Мы боялись за свою молодежь, и не напрасно. Таких случаев было много. Вот почему мы относимся с особым омерзением к писателю Юрию Слезкину, который в этом кровавом чаду не отставал от комиссаров и матросов. Устраиваемые им оргии были известны в городе. На правах комиссара отдела наробраза он был в привилегированном положении и заливал вином тыняющихся вокруг него наших бывших черниговских гимназисток. Он совращал их вместо того, чтобы поддержать нравственно и удержать от соблазна большевистской разнузданности.
Юрий Слезкин и его ближайшая сотрудница Зина Жданович вызывали к себе чувство гадливости в обществе. Мы знали и Жданович и Маню Зайцеву, как равно и других черниговских гимназисток этой компании и с сожалением констатируем, что большевизм погубил этих девушек. Правда, они шли по доброй воле к Юрию Слезкину, но при других условиях из них, может быть, вышли бы иные русские девушки. Юрий Слезкин попал в Чернигов, очевидно, случайно и, конечно, не учитывал, что каждый его шаг будет известен коренным черниговцам. Он не сделал попытку сблизиться с просвещенными людьми и предпочел разыгрывать роль комиссара-большевика. Мы видели часто Юрия Слезкина. Он что-то писал в «Известиях» и постоянно председательствовал в музыкальном училище на собраниях «профсоюза» работников искусства, членами которого мы состояли. «Товарищи», - начинал свою речь этот писатель, и он чуждался нашего общества, подделываясь под толпу. Мы осуждаем Слезкина за это.

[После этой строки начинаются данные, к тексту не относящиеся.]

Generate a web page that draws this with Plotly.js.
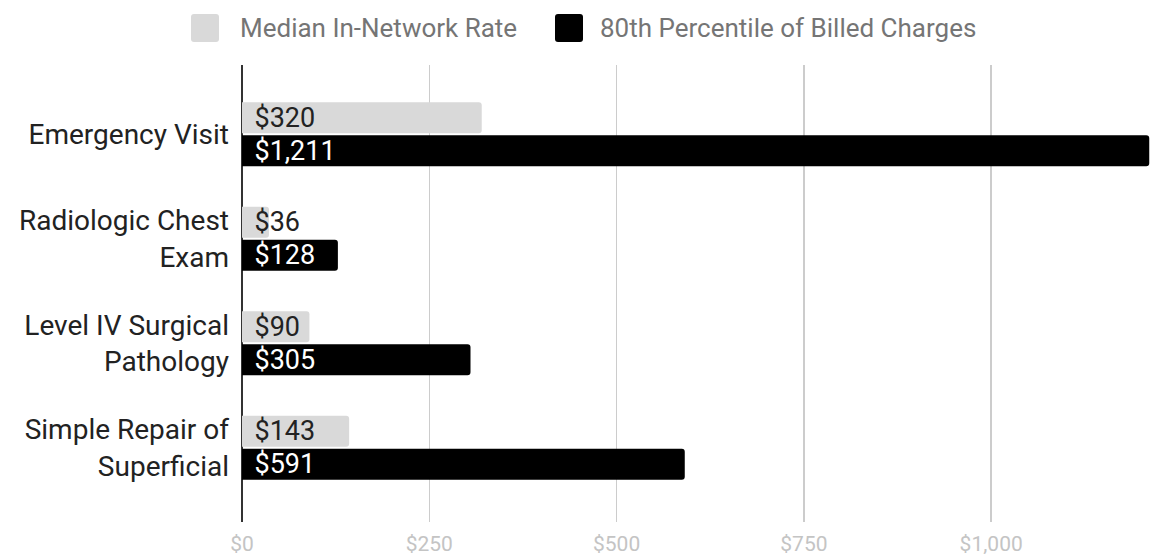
<!DOCTYPE html>
<html>
<head>
<meta charset="utf-8">
<script src="https://cdn.plot.ly/plotly-3.0.1.min.js"></script>
<style>html,body{margin:0;padding:0;background:#fff;}#chart{width:1167px;height:558px;}</style>
</head>
<body>
<div id="chart"></div>
<script>
const categories = ["Emergency Visit", "Radiologic Chest<br>Exam", "Level IV Surgical<br>Pathology", "Simple Repair of<br>Superficial"];
const seriesNames = ["Median In-Network Rate", "80th Percentile of Billed Charges"];
const medianRate = [320, 36, 90, 143];
const billed80 = [1211, 128, 305, 591];
const tickVals = [0, 250, 500, 750, 1000];
const tickText = ["$0", "$250", "$500", "$750", "$1,000"];
const colors = ["#d9d9d9", "#000000"];
const textColors = ["#222222", "#ffffff"];

const FONT = "Roboto, 'Noto Sans', sans-serif";
const M = {l: 242, r: 17, t: 65, b: 36};

function barTrace(vals, i) {
  return {
    type: "bar", orientation: "h",
    y: categories, x: vals, name: seriesNames[i],
    marker: {color: colors[i], cornerradius: 3},
    text: vals.map(v => "\u00a0\u200a$" + v.toLocaleString("en-US")),
    textposition: "inside", insidetextanchor: "start", constraintext: "none",
    textangle: 0,
    textfont: {family: FONT, size: 27, color: textColors[i]},
    hoverinfo: "skip", showlegend: false, cliponaxis: false
  };
}

const data = [barTrace(medianRate, 0), barTrace(billed80, 1)];

// Manual legend (page pixel positions -> pixel offsets from plot corner)
const legendItems = [
  {name: seriesNames[0], color: colors[0], boxL: 191, textL: 240},
  {name: seriesNames[1], color: colors[1], boxL: 555, textL: 600}
];
const LEG_TOP = 14, LEG_SIZE = 28, LEG_R = 3;
function roundedSquare(x0, y0, s, r) {
  const x1 = x0 + s, y1 = y0 + s;
  return `M${x0 + r},${y0} H${x1 - r} Q${x1},${y0} ${x1},${y0 + r} V${y1 - r} Q${x1},${y1} ${x1 - r},${y1} H${x0 + r} Q${x0},${y1} ${x0},${y1 - r} V${y0 + r} Q${x0},${y0} ${x0 + r},${y0} Z`;
}
const shapes = legendItems.map(it => {
  const x0 = it.boxL - M.l;
  const y0 = M.t - (LEG_TOP + LEG_SIZE); // pixel units, up is positive
  return {
    type: "path", xref: "paper", yref: "paper", xsizemode: "pixel", ysizemode: "pixel",
    xanchor: 0, yanchor: 1, path: roundedSquare(x0, y0, LEG_SIZE, LEG_R),
    fillcolor: it.color, line: {width: 0}, layer: "above"
  };
});
const annotations = legendItems.map(it => ({
  xref: "paper", yref: "paper", x: 0, y: 1, xanchor: "left", yanchor: "middle",
  xshift: it.textL - M.l - 2, yshift: M.t - (LEG_TOP + LEG_SIZE / 2),
  text: it.name, showarrow: false,
  font: {family: FONT, size: 26, color: "#757575"}
}));

const layout = {
  width: 1167, height: 558,
  margin: M,
  paper_bgcolor: "#ffffff", plot_bgcolor: "#ffffff",
  font: {family: FONT, color: "#222"},
  barmode: "group", bargap: 0.37, bargroupgap: 0.06,
  showlegend: false,
  shapes: shapes, annotations: annotations,
  xaxis: {
    range: [0, 1212], tickvals: tickVals, ticktext: tickText,
    showgrid: true, gridcolor: "#cccccc", gridwidth: 1.5,
    zeroline: true, zerolinecolor: "#333333", zerolinewidth: 2,
    showline: false, ticks: "", ticklabelstandoff: 7,
    tickfont: {family: FONT, size: 21, color: "#c4c4c4"}, fixedrange: true
  },
  yaxis: {
    type: "category", categoryorder: "array", categoryarray: categories,
    range: [3.71, -0.663], showgrid: false, zeroline: false, showline: false, ticks: "",
    ticklabelstandoff: 12,
    tickfont: {family: FONT, size: 28, color: "#222222"}, fixedrange: true
  }
};

Plotly.newPlot("chart", data, layout, {displayModeBar: false, staticPlot: true});
</script>
</body>
</html>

Среди работников искусства не было большевиков. Здесь можно было держать себя иначе. Я много раз председательствовал в этих собраниях союза и вращался в среде музыкантов и актеров. И потому знал их настроение. Они осуждали красный террор и ругали большевиков. И Слезкин вел себя так в то время, когда в том же училище профессор Богословский не в состоянии был читать лекции и заболел нервно. Всюду пахло кровью, а от Слезкина пахло вином и женщинами. Н. Н. Ясновская просила меня повлиять на Зайцеву, которую я знал с детства и называл ее еще на «ты», но это было напрасно. Зато мы лично услышали от нее, какие яства, вина, торты подают за комиссарским столом в то время, когда в городе стоял голодный стон и толпы баб напирали на продовольственный отдел, требуя хлеба и угрожая разгромить продовольственный магазин. Мы боялись Юрия Слезкина. Такие люди, как он, сбивали с толку других.

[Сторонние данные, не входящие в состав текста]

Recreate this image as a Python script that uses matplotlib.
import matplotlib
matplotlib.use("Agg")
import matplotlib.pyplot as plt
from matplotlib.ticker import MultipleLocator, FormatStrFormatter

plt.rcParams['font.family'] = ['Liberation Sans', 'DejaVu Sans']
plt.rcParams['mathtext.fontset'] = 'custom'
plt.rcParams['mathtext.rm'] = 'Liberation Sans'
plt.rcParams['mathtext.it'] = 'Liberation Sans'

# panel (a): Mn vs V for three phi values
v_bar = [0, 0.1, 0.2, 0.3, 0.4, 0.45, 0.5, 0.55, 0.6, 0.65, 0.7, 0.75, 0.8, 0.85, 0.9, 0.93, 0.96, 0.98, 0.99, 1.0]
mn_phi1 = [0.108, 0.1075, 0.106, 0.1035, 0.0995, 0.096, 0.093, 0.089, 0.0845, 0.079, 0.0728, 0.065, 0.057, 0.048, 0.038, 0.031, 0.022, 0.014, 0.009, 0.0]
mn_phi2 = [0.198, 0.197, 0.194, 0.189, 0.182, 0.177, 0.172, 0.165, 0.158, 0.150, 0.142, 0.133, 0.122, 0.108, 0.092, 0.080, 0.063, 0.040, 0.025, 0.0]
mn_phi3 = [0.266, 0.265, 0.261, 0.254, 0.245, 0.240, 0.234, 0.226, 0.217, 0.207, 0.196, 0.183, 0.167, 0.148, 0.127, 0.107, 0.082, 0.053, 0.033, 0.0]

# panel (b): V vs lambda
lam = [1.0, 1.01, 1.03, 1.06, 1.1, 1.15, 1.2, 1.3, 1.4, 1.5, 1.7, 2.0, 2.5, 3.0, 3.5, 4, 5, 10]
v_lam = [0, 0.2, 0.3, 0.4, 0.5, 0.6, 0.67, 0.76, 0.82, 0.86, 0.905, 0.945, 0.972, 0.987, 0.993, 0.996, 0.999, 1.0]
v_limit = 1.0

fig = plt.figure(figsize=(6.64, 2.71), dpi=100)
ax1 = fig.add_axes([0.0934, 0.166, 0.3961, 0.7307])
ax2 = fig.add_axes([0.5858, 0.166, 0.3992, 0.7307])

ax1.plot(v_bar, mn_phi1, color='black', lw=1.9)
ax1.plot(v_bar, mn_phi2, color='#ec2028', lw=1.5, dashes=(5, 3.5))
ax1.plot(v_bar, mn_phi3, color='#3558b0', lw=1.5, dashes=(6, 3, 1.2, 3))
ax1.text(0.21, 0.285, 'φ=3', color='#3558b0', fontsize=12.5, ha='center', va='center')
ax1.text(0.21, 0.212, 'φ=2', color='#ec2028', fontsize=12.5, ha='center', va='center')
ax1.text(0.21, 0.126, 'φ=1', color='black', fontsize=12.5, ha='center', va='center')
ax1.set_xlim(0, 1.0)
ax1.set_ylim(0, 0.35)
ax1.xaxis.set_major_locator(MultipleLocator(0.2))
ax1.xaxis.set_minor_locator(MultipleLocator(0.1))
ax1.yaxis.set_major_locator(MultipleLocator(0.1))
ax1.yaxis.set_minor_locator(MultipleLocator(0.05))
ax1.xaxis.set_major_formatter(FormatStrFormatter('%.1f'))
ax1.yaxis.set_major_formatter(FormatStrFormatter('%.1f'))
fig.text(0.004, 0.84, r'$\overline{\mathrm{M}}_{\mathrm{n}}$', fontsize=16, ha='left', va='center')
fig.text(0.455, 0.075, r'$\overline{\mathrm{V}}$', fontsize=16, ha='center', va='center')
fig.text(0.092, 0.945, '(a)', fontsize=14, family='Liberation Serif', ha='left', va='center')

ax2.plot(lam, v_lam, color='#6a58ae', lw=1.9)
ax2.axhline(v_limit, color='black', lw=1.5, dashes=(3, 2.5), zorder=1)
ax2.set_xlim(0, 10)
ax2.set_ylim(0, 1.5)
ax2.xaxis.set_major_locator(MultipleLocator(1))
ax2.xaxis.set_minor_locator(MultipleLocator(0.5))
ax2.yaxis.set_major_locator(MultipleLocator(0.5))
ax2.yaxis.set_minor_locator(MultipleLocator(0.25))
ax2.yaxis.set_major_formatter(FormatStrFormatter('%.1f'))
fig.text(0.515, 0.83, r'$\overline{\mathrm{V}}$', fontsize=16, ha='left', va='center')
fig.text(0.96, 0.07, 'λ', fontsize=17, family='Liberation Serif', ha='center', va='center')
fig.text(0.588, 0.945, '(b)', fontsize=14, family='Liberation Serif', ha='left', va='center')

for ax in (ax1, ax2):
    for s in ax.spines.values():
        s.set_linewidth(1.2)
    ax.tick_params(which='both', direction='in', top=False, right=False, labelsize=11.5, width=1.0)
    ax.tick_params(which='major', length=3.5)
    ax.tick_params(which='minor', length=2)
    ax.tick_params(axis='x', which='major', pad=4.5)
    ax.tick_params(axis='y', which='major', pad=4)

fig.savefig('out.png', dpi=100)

Наши преподавательницы Юркевич и Николаева, приходя в отчаяние, уже поговаривали о том, не записаться ли им в партию коммунистов, чтобы облегчить свою жизнь. Так казалось им невероятным возвращение к прежнему строю жизни. Нужно смириться, говорили они, и подчиниться диктатуре пролетариата.
Мы получали анкетные листы, где нужно было ответить на серию вопросов, как то: где служил раньше, в каком чине, какие имел награды, в какой состоишь партии, каких политических убеждений и т.д. Для многих это был смертный приговор, и мы рисковали умалчивать то, что могло погубить нас. Едва ли не самым серьезным был последний вопрос. Большинство писало «внепартийный», так как написать «беспартийный» это, говорили, было хуже, чем назвать себя эсером. Почему это так, я не знаю. Многие писали «внепартийный, но сочувствую партии народной свободы или коммунистов».
Я в эти тонкости не вникал, так как для меня существенными были другие вопросы. Я имел ордена, которые лежали закопанными на дорожке в саду. Остальное интересовало меня мало. Иногда к музыкальному училищу подъезжал конный милиционер или чекист с пакетом, и я вечно мучился. «Это меня, я соврал, обнаружили». Но так думалось каждому.